In any setting which finds bureaucracy governing matters of morality and thought, as when there is no boundary between church and state, the two become indistinguishable. The “double-wings” which provide “in-exhaustible life” in Marx's metaphoric treatment of the Prussian eagle, did so on the strength and sweat of a severely disenfranchised population, and did so for the advancement of hostile, alienating forces. If the premise of Christianity is that God is in control, how else could a mind like Marx interpret the world he saw? When he writes “One third of the nation has no land for its subsistence...[with] another third in decline” his complaint would fall silent on the ears of God and Holy Roman Emperor alike. In his view, the failure of the one through centuries implies, if not guarantees, the failure of the temporal models of the other, which predicate themselves upon theology.

When Marx describes Prussian Consistorial Councilors as having “imaginary blanks checks, drawn on God, the Father, and the Company,” it is not difficult to see how he draws the line from “justification of slavery in antiquity,” through the “[glorification] of medieval serfdom” to the “defense of oppression of the proletariat” in his own time.
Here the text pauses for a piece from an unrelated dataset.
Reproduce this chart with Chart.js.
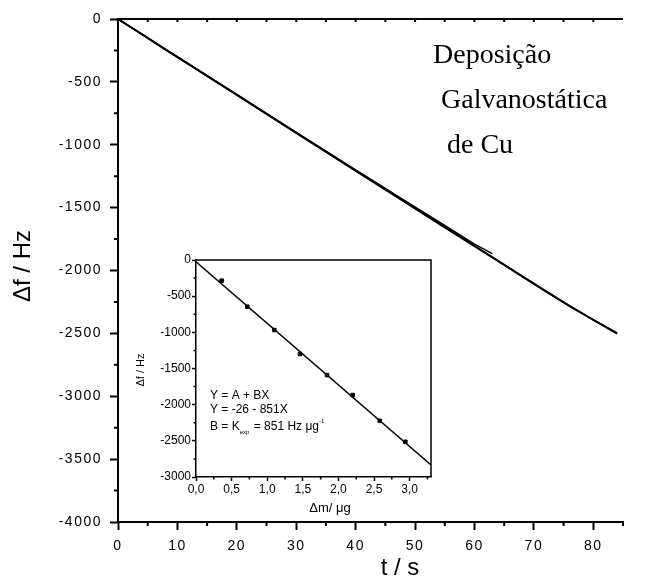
<!DOCTYPE html>
<html>
<head>
<meta charset="utf-8">
<script src="https://cdn.jsdelivr.net/npm/chart.js@4.4.0/dist/chart.umd.min.js"></script>
<style>
body{margin:0;background:#fff}
#wrap{position:relative;width:647px;height:580px;background:#fff}
#main{position:absolute;left:0;top:0}
#inset{position:absolute;left:130px;top:248px}
</style>
</head>
<body>
<div id="wrap">
<canvas id="main" width="647" height="580"></canvas>
<canvas id="inset" width="310" height="270"></canvas>
</div>
<script>
// curvas de frequencia (Hz) vs tempo (s)
const tempo = [0,4,8,12,16,20,24,28,32,36,40,44,48,52,56,60,64,68,72,76,80,84]
const tempoCurto = [0,4,8,12,16,20,24,28,32,36,40,44,48,52,56,60,63]
const df1 = [0,-120,-242,-362,-483,-603,-724,-845,-966,-1086,-1206,-1326,-1446,-1566,-1686,-1806,-1925,-2045,-2165,-2282,-2392,-2500]
const df2 = [0,-118,-239,-359,-480,-600,-721,-842,-963,-1083,-1203,-1323,-1443,-1563,-1683,-1803,-1922,-2042,-2162,-2279,-2390,-2497]
const df3 = [0,-121,-243,-362,-482,-602,-722,-842,-962,-1081,-1200,-1318,-1436,-1554,-1672,-1790,-1866]
const df4 = [0,-123,-245,-365,-486,-606,-727,-848,-969,-1089,-1209,-1329,-1449,-1569,-1689,-1809,-1928,-2048,-2168,-2285,-2395,-2503]

// grafico pequeno: massa (ug) vs frequencia
const massa = [0.36,0.72,1.10,1.46,1.84,2.20,2.58,2.94]
const dfMassa = [-286,-646,-968,-1300,-1591,-1867,-2223,-2513]
const ajusteX = [0,3.3]
const ajusteY = [-26,-2834]

const texto = ["Deposição","Galvanostática","de Cu"]

Chart.defaults.font.family = "'Liberation Sans', Arial, sans-serif"
Chart.defaults.color = '#000'

function pares(xs, ys) {
  return xs.map((x, i) => ({x: x, y: ys[i]}))
}

function linha(xs, ys) {
  return {
    data: pares(xs, ys),
    borderColor: '#000',
    borderWidth: 1.5,
    pointRadius: 0,
    tension: 0
  }
}

const extrasMain = {
  id: 'extrasMain',
  beforeDraw(chart) {
    chart.ctx.letterSpacing = '1.5px'
  },
  beforeDatasetsDraw(chart) {
    const ctx = chart.ctx
    const a = chart.chartArea
    const x = chart.scales.x
    const y = chart.scales.y
    ctx.letterSpacing = '0px'
    ctx.save()
    ctx.strokeStyle = '#000'
    ctx.lineWidth = 2
    ctx.beginPath()
    ctx.moveTo(a.left, a.top)
    ctx.lineTo(a.right, a.top)
    for (let v = 5; v <= 85; v += 10) {
      const px = x.getPixelForValue(v)
      ctx.moveTo(px, a.bottom)
      ctx.lineTo(px, a.bottom + 4)
    }
    for (let v = 5; v <= 80; v += 5) {
      const px = x.getPixelForValue(v)
      ctx.moveTo(px, a.top)
      ctx.lineTo(px, a.top + 3)
    }
    for (let v = -250; v > -4000; v -= 500) {
      const py = y.getPixelForValue(v)
      ctx.moveTo(a.left, py)
      ctx.lineTo(a.left - 4, py)
    }
    ctx.stroke()
    ctx.restore()
  },
  afterDraw(chart) {
    const ctx = chart.ctx
    ctx.save()
    ctx.letterSpacing = '0px'
    ctx.fillStyle = '#000'
    ctx.font = "24px 'Liberation Sans', Arial"
    ctx.textAlign = 'center'
    ctx.textBaseline = 'alphabetic'
    ctx.fillText('t / s', 400, 575)
    ctx.save()
    ctx.translate(30, 266)
    ctx.rotate(-Math.PI / 2)
    ctx.fillText('\u0394f / Hz', 0, 0)
    ctx.restore()
    ctx.textAlign = 'left'
    ctx.font = "28px 'Liberation Serif', 'Times New Roman', serif"
    ctx.fillText(texto[0], 433, 63)
    ctx.fillText(texto[1], 441, 108)
    ctx.fillText(texto[2], 447, 153)
    ctx.restore()
  }
}

new Chart(document.getElementById('main'), {
  type: 'line',
  data: {
    datasets: [linha(tempo, df1), linha(tempo, df2), linha(tempoCurto, df3), linha(tempo, df4)]
  },
  options: {
    responsive: false,
    animation: false,
    layout: {padding: {top: 19, right: 24, left: 0, bottom: 0}},
    plugins: {legend: {display: false}, tooltip: {enabled: false}},
    scales: {
      x: {
        type: 'linear',
        min: 0,
        max: 85,
        afterFit: s => { s.height = 58 },
        grid: {drawOnChartArea: false, drawTicks: true, tickLength: 8, color: '#000', tickWidth: 2},
        border: {display: true, color: '#000', width: 2},
        ticks: {stepSize: 10, includeBounds: false, autoSkip: false, maxRotation: 0, padding: 8, font: {size: 14},
          callback: v => String(v)}
      },
      y: {
        min: -4000,
        max: 0,
        afterFit: s => { s.width = 118 },
        grid: {drawOnChartArea: false, drawTicks: true, tickLength: 8, color: '#000', tickWidth: 2},
        border: {display: true, color: '#000', width: 2},
        ticks: {stepSize: 500, padding: 8, font: {size: 14}, callback: v => String(v)}
      }
    }
  },
  plugins: [extrasMain]
})

const extrasInset = {
  id: 'extrasInset',
  beforeDatasetsDraw(chart) {
    const ctx = chart.ctx
    const a = chart.chartArea
    const x = chart.scales.x
    const y = chart.scales.y
    ctx.save()
    ctx.strokeStyle = '#000'
    ctx.lineWidth = 1.5
    ctx.beginPath()
    ctx.moveTo(a.left, a.top)
    ctx.lineTo(a.right, a.top)
    ctx.lineTo(a.right, a.bottom)
    for (let v = 0.25; v < 3.3; v += 0.5) {
      const px = x.getPixelForValue(v)
      ctx.moveTo(px, a.bottom)
      ctx.lineTo(px, a.bottom + 2.5)
    }
    for (let v = -250; v > -3000; v -= 500) {
      const py = y.getPixelForValue(v)
      ctx.moveTo(a.left, py)
      ctx.lineTo(a.left - 2.5, py)
    }
    ctx.stroke()
    ctx.restore()
  },
  afterDraw(chart) {
    const ctx = chart.ctx
    const ox = 130, oy = 248
    ctx.save()
    ctx.fillStyle = '#000'
    ctx.textBaseline = 'alphabetic'
    ctx.font = "13px 'Liberation Sans', Arial"
    ctx.textAlign = 'center'
    ctx.fillText('\u0394m/ \u03bcg', 330 - ox, 512 - oy)
    ctx.save()
    ctx.translate(144 - ox, 370 - oy)
    ctx.rotate(-Math.PI / 2)
    ctx.font = "11px 'Liberation Sans', Arial"
    ctx.fillText('\u0394f / Hz', 0, 0)
    ctx.restore()
    ctx.textAlign = 'left'
    ctx.font = "12px 'Liberation Sans', Arial"
    const x0 = 210 - ox
    ctx.fillText('Y = A + BX', x0, 399 - oy)
    ctx.fillText('Y = -26 - 851X', x0, 413 - oy)
    let px = x0
    const base = 430 - oy
    ctx.fillText('B = K', px, base)
    px += ctx.measureText('B = K').width
    ctx.font = "6px 'Liberation Sans', Arial"
    ctx.fillText('exp', px, base + 4)
    px += ctx.measureText('exp').width + 1
    ctx.font = "12px 'Liberation Sans', Arial"
    ctx.fillText(' = 851 Hz \u03bcg', px, base)
    px += ctx.measureText(' = 851 Hz \u03bcg').width
    ctx.font = "6px 'Liberation Sans', Arial"
    ctx.fillText('-1', px, base - 7)
    ctx.restore()
  }
}

new Chart(document.getElementById('inset'), {
  type: 'line',
  data: {
    datasets: [
      {
        data: pares(massa, dfMassa),
        showLine: false,
        pointStyle: 'rect',
        pointRadius: 2.5,
        backgroundColor: '#000',
        borderColor: '#000'
      },
      {
        data: pares(ajusteX, ajusteY),
        borderColor: '#000',
        borderWidth: 1.5,
        pointRadius: 0
      }
    ]
  },
  options: {
    responsive: false,
    animation: false,
    layout: {padding: {top: 12, right: 9, left: 0, bottom: 1}},
    plugins: {legend: {display: false}, tooltip: {enabled: false}},
    scales: {
      x: {
        type: 'linear',
        min: 0,
        max: 3.3,
        afterFit: s => { s.height = 40 },
        grid: {drawOnChartArea: false, drawTicks: true, tickLength: 4, color: '#000', tickWidth: 1.5},
        border: {display: true, color: '#000', width: 1.5},
        ticks: {
          stepSize: 0.5,
          includeBounds: false,
          autoSkip: false,
          maxRotation: 0,
          padding: 1,
          font: {size: 12},
          callback: v => v.toFixed(1).replace('.', ',')
        }
      },
      y: {
        min: -3000,
        max: 0,
        afterFit: s => { s.width = 66 },
        grid: {drawOnChartArea: false, drawTicks: true, tickLength: 4, color: '#000', tickWidth: 1.5},
        border: {display: true, color: '#000', width: 1.5},
        ticks: {stepSize: 500, padding: 1, font: {size: 12}, callback: v => String(v)}
      }
    }
  },
  plugins: [extrasInset]
})
</script>
</body>
</html>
While for many historians, the past is a long and intricate series of battles, intrigues, and expeditions, Marx took the furthest step back and painted the last few thousand years with the broad stroke of admonition, for both the takers who thrived on the broken backs of the poor, and for the sublimated minds of the chattel which whinnied on, generation after generation, toting the cannibal dwarves on their giant shoulders.
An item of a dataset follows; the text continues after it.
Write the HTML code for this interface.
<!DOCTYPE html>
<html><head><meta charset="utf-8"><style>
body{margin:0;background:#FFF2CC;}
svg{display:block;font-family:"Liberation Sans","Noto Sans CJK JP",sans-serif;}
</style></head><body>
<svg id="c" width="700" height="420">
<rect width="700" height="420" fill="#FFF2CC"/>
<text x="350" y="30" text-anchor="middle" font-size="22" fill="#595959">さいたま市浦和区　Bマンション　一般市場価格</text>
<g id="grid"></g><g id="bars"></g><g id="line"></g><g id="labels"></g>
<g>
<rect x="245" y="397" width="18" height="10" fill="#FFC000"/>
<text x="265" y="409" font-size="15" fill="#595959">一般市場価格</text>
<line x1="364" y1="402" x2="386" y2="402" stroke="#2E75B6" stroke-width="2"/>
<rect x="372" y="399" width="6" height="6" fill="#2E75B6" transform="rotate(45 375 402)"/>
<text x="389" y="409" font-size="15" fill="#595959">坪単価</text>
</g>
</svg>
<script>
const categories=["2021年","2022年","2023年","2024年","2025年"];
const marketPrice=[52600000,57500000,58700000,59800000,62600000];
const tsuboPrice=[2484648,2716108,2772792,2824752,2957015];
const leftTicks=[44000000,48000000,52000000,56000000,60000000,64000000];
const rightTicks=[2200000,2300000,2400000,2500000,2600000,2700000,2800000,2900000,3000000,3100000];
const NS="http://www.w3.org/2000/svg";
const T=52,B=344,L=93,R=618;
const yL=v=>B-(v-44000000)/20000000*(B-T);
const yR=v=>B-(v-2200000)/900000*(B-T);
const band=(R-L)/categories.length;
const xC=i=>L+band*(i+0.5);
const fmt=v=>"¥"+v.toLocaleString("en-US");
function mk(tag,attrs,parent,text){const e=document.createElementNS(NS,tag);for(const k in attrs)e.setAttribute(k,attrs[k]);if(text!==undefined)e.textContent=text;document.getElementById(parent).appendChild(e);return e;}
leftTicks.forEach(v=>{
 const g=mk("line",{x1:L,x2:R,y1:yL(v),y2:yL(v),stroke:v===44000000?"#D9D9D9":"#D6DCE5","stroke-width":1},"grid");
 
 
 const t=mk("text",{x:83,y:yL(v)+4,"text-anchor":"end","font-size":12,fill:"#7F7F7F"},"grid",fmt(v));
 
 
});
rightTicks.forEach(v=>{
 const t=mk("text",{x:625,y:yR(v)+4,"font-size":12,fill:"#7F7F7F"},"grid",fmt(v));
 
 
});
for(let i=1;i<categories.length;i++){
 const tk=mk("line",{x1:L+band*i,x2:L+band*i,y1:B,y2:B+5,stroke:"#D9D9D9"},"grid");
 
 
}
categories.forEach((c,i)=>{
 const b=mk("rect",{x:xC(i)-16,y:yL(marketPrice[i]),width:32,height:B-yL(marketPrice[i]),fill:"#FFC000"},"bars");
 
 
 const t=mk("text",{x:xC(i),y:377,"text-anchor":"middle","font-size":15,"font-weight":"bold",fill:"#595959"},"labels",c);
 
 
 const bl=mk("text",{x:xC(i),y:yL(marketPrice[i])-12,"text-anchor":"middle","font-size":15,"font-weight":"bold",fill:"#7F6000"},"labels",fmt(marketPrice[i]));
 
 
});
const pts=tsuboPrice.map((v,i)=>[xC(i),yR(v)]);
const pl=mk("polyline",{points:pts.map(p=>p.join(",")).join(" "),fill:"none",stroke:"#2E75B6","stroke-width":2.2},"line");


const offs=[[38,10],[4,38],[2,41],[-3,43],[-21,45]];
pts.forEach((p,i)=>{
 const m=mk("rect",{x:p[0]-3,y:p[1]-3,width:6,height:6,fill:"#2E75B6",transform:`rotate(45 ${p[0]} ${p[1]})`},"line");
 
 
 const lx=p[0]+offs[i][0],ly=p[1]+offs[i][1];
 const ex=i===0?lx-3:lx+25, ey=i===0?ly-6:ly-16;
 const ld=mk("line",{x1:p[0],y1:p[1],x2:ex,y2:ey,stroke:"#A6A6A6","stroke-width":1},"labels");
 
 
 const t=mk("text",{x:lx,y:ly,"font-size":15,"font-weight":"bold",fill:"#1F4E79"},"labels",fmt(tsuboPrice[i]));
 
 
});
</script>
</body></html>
Marx observes what, in his view, represents the greatest human tragedy perpetuated by the cruelest of schizophrenic rationalizations: that this servitude of dehumanizing guilt and blatant exploitation is eternally imposed upon this race of men as either “just punishment or suffering for the redeemed.” Marx is often treated by critics as a proponent of violence, which is a distinction often used to mark the disparity between the messages of Martin Luther King and Malcolm X in the American rights movement era.

This characterization fails to objectively acknowledge the urgency and sincerity of Marx's perspective. His was not the world of idle philosophical musings in suburban comfort. That Prussian Eagle would ultimately become a casualty of ideological world war between well entrenched members of an inbred family of divine right rulers operating and expanding in tandem with their faith traditions. Soldiers were followed by missionaries or sects of dissident refugees, who, in turn, were followed by new governments, rapidly modernizing security forces, producing new soldiers, from which inevitably proceeded more refugees, dissidents, and always, new governments.
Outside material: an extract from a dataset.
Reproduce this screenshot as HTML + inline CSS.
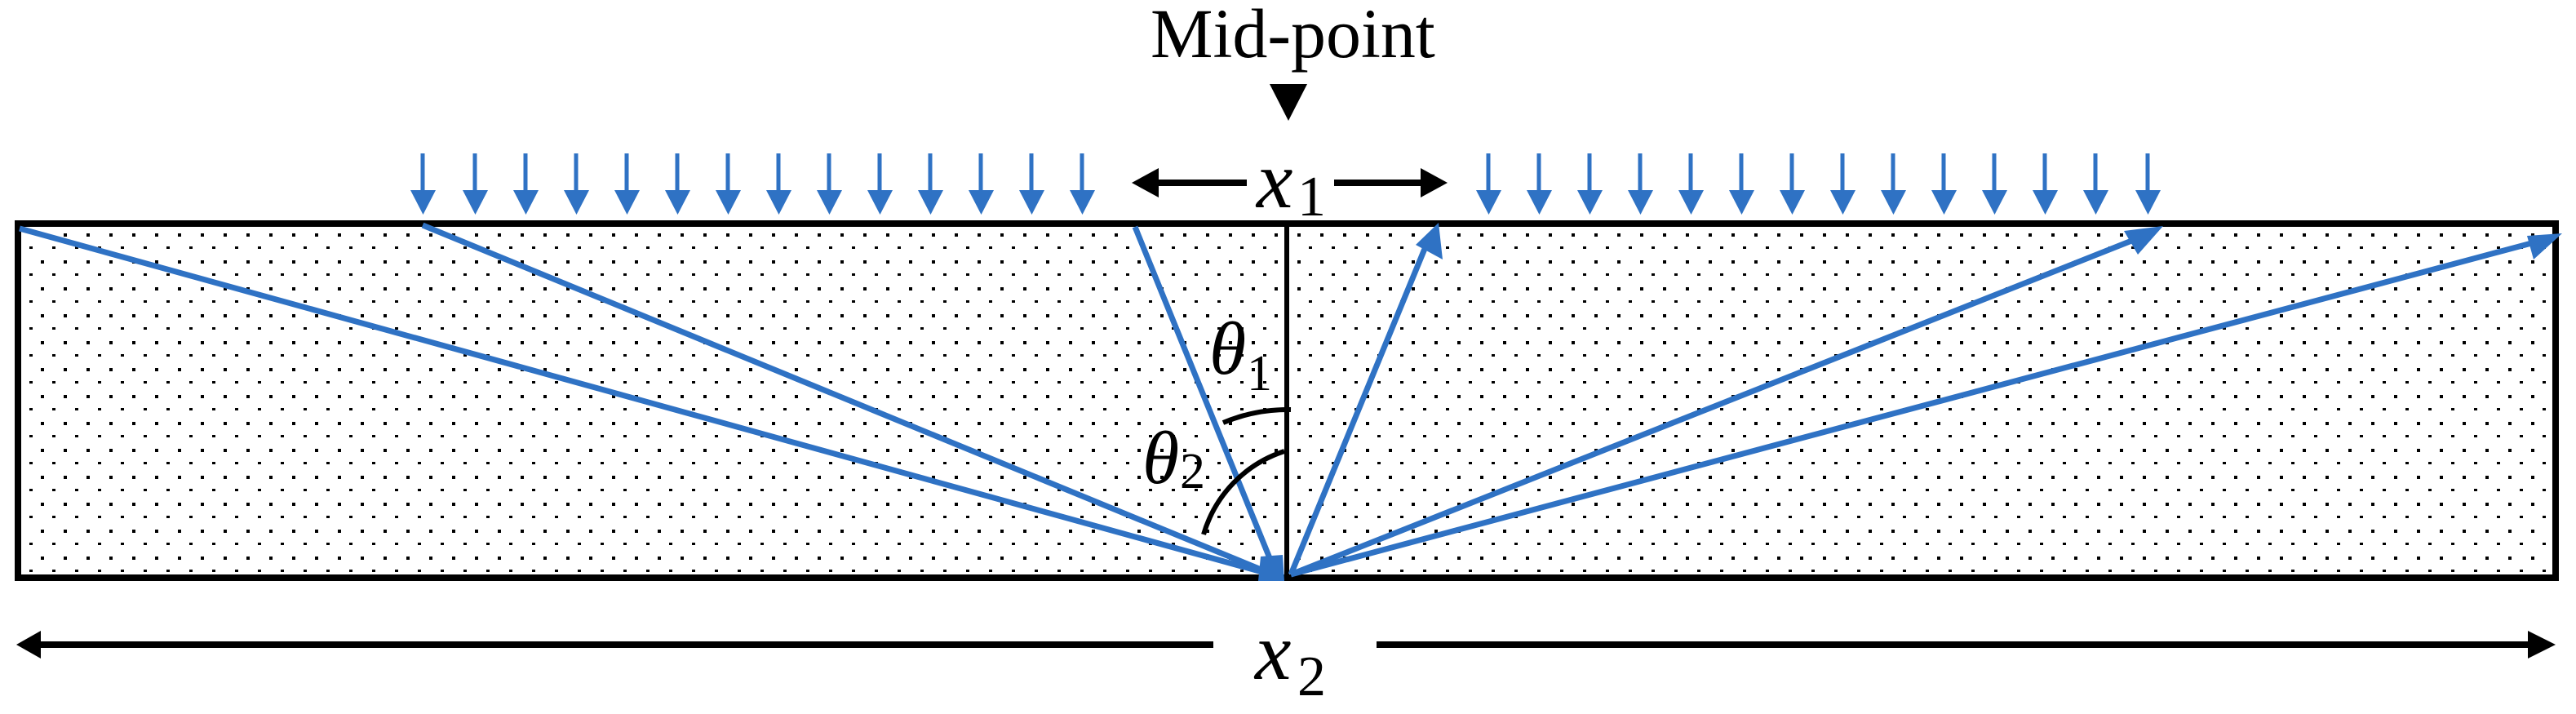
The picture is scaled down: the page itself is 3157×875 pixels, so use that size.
<!DOCTYPE html>
<html><head><meta charset="utf-8"><style>html,body{margin:0;padding:0;background:#fff}svg{display:block}</style></head>
<body>
<svg width="3157" height="875" viewBox="0 0 3157 875" xmlns="http://www.w3.org/2000/svg">
<defs>
<pattern id="dots" x="22" y="286" width="28" height="33" patternUnits="userSpaceOnUse">
<rect x="0" y="0" width="4" height="4" fill="#000"/>
<rect x="14" y="16" width="4" height="3" fill="#000"/>
</pattern>
</defs>
<rect x="22" y="274" width="3110" height="434" fill="url(#dots)" stroke="#000" stroke-width="8"/>
<line x1="1577" y1="274" x2="1577" y2="708" stroke="#000" stroke-width="6"/>
<g stroke="#2f72c4" stroke-width="5" fill="#2f72c4">
<path d="M518 188V240M582 188V240M644 188V240M706 188V240M768 188V240M830 188V240M892 188V240M954 188V240M1016 188V240M1078 188V240M1140 188V240M1202 188V240M1264 188V240M1326 188V240"/>
<path d="M1824 188V240M1886 188V240M1948 188V240M2010 188V240M2072 188V240M2134 188V240M2196 188V240M2258 188V240M2320 188V240M2382 188V240M2444 188V240M2506 188V240M2568 188V240M2632 188V240"/>
</g>
<g fill="#2f72c4">
<path d="M503 233h31l-15.5 30z M567 233h31l-15.5 30z M629 233h31l-15.5 30z M691 233h31l-15.5 30z M753 233h31l-15.5 30z M815 233h31l-15.5 30z M877 233h31l-15.5 30z M939 233h31l-15.5 30z M1001 233h31l-15.5 30z M1063 233h31l-15.5 30z M1125 233h31l-15.5 30z M1187 233h31l-15.5 30z M1249 233h31l-15.5 30z M1311 233h31l-15.5 30z"/>
<path d="M1809 233h31l-15.5 30z M1871 233h31l-15.5 30z M1933 233h31l-15.5 30z M1995 233h31l-15.5 30z M2057 233h31l-15.5 30z M2119 233h31l-15.5 30z M2181 233h31l-15.5 30z M2243 233h31l-15.5 30z M2305 233h31l-15.5 30z M2367 233h31l-15.5 30z M2429 233h31l-15.5 30z M2491 233h31l-15.5 30z M2553 233h31l-15.5 30z M2617 233h31l-15.5 30z"/>
</g>
<g stroke="#2f72c4" stroke-width="7" fill="none">
<line x1="1565" y1="706" x2="24" y2="280"/>
<line x1="1565" y1="706" x2="518" y2="276"/>
<line x1="1565" y1="706" x2="1391" y2="278"/>
<line x1="1582" y1="704" x2="1748" y2="300"/>
<line x1="1582" y1="704" x2="2620" y2="292"/>
<line x1="1582" y1="704" x2="3110" y2="296"/>
</g>
<g fill="#2f72c4">
<path d="M1763 273 L1768 318 L1735 300 z"/>
<path d="M2651 277 L2620 312 L2603 283 z"/>
<path d="M3140 286 L3105 318 L3097 289 z"/>
<path d="M1545 682 L1572 680 L1574 712 L1542 712 z"/>
</g>
<g stroke="#000" stroke-width="6" fill="none">
<path d="M1499 518 A205 205 0 0 1 1582 502"/>
<path d="M1475 655 A152 152 0 0 1 1574 553"/>
</g>
<g font-family="'Liberation Serif', serif" fill="#000">
<text x="1410" y="70" font-size="86">Mid-point</text>
<text x="1482" y="458" font-size="92" font-style="italic">θ</text>
<text x="1528" y="478" font-size="62">1</text>
<text x="1400" y="592" font-size="92" font-style="italic">θ</text>
<text x="1446" y="598" font-size="62">2</text>
<text x="1540" y="254" font-size="100" font-style="italic">x</text>
<text x="1590" y="264" font-size="70">1</text>
<text x="1538" y="832" font-size="100" font-style="italic">x</text>
<text x="1590" y="852" font-size="70">2</text>
</g>
<path d="M1556 103 H1602 L1579 148 z" fill="#000"/>
<g stroke="#000" stroke-width="8">
<line x1="1410" y1="224" x2="1528" y2="224"/>
<line x1="1635" y1="224" x2="1750" y2="224"/>
<line x1="45" y1="790" x2="1487" y2="790"/>
<line x1="1687" y1="790" x2="3110" y2="790"/>
</g>
<g fill="#000">
<path d="M1387 224 L1420 206 L1420 242 z"/>
<path d="M1774 224 L1741 206 L1741 242 z"/>
<path d="M20 790 L50 773 L50 807 z"/>
<path d="M3132 790 L3098 773 L3098 807 z"/>
</g>
</svg>
</body></html>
Everywhere in 19th century Europe, the erased identity was a common theme. Entire cultures were weighed against bullets and gravestones. And all the while, soft voices whispered, “relax, everything is under control, there is a plan, His plan.” What even Marx struggled to articulate was that ALL humans are bound by their own imperative, either to resist or be subdued. Slavery is a condition of the mind, and not of the shackle or whip. To turn the other cheek enough times, as Ghandi famously did, in Marx's view was to effectively teach the abuser that one condones the abuse.

While Absolutists may defer to Gandhi's example, Marx addresses the much more typical result, with which he equates the outcome of the whole Christian experiment: a world in which humanity is defined by “cowardice, self-contempt, abasement, and submission.” Where the faithful are content to ask only for their daily bread, Marx places greater value on “self-respect, pride, and a sense of independence.” With this principle, even the staunchest of cold-war hawks and apocalyptic evangelists might have found common ground in the age of democratization and Manifest Destiny.